From a dairy farm in Iceland. The picture is unrelated to the story. By Páll Stefánsson.
Their ice cream is called Holtssels-Hnoss and is produced in 400 different flavors. The farm also operates the café and ice cream parlor Kaffi Kerling, Morgunbladid reports.
On why they decided to produce ice cream on their farm, Egilsdóttir said, “I guess we’re just a little weird.” It only took her and her husband three days to execute their idea.
“If we get an idea and it makes sense, it is best to execute it immediately,” added Gudmundsson. The idea was inspired by an ad from a Dutch ice cream producer in a newspaper for British farmers. Gudmundsson contacted the producer and three days later he and his wife attended a presentation in the Netherlands.

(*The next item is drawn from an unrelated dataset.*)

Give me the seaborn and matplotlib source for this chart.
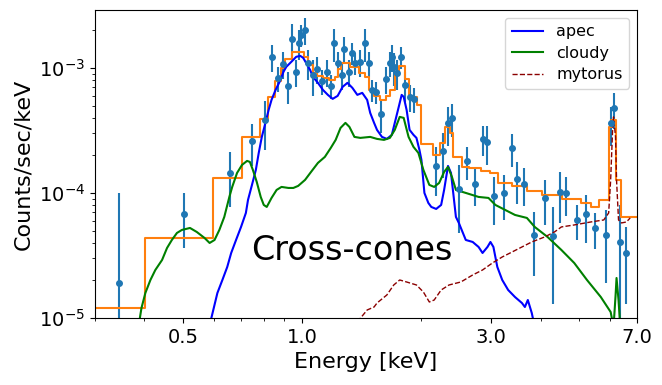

As for how the ice cream parlor came to be, Egilsdóttir explained that the farm had no other facilities for people to have a taste of the homemade ice cream other than on an old hayloft. “People were having to duck through doors that only went up to their shoulders and climb a narrow staircase, so we had to do something.”
The hayloft was refurbished and now accommodates around 30 people. Egilsdóttir said Kaffi Kerling is often filled with visitors. She added that they certainly feel the impact of the crisis, but that she and her husband are optimistic about the summer.
Holtssel shared the 2009 Agriculture Award with two other farms; Seljavellir í Nesjum, southeast Iceland, where potatoes are grown, washed, packed and sometimes pre-boiled, in addition to milk production and grain farming, and Akursel í Öxarfirdi, northeast Iceland, which specializes in production of organic carrots grown outside of greenhouses.